Puis la cérémonie se termine par l'hymne national et le
salut franquiste, tandis que le cortège directorial se retire
de ce même pas omnipotent de marionnettes soufflées aux
joues jaunâtres et adipeuses...
(...)
NOTE : Explication. Nous avons été tous dispersés
; nous ne savons pas ce que sont devenus ces autres « Evadés
de France »
suite :
Nous savions simplement que nos trois enseignes de vaisseau de l'Aviation
maritime s'étaient fort bien comportés sur nos avions
de chasse. Sur les autres, nous n'avions que de vagues indications.

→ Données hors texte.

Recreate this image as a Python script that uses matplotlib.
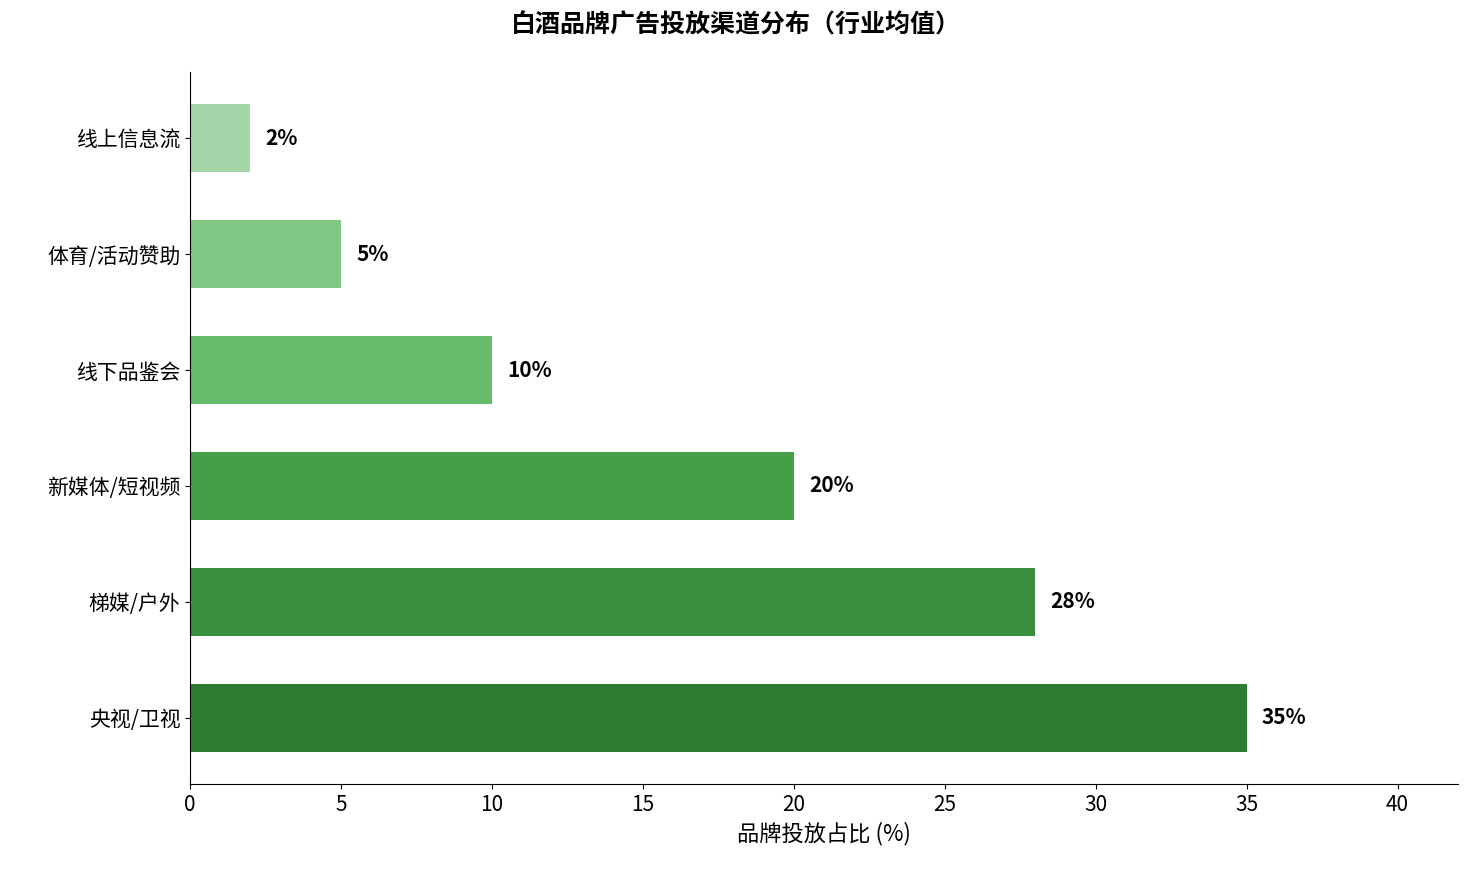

Dormoy même, qui m'avait suivi pour servir dans mon groupe en
Grande-Bretagne, m'avait été arraché par le commandement
anglais qui est rarement sentimental dans la conduite de la guerre.
Et
nous nous contentâmes de retracer par de courtes phrases pleines
d'évocation les derniers moments qui précédèrent
la séparation : le voyage interminable dans les wagons de troisième
classe à travers toute l'Espagne, du nord au sud en passant par
Madrid. Le court séjour aux arènes de Malaga, au milieu
des tourbillons de poussière, le départ sous pavillon
anglais à bord du Gouverneur Général Lépine
qui, avant même d'avoir quitté les eaux espagnoles, hissait
les couleurs françaises, aux sons d'une Marseillaise chantée
à pleins poumons par les centaines d'évadés répartis
à son bord, ivres d'espace et débordant de patriotisme.
Puis,
le soir, comme une nouvelle évasion, le passage de Gibraltar,
tandis que le soleil loin devant, sombrant dans l'eau, incendiait les
nuages de pourpre cerclés de diamants, tendant majestueusement,
au seuil de l'Atlantique, des voiles gigantesques aux couleurs ardentes
des batailles, voiles sous lesquels le navire, dans un bruissement de
vagues joyeuses, s'enfonçait vers la liberté.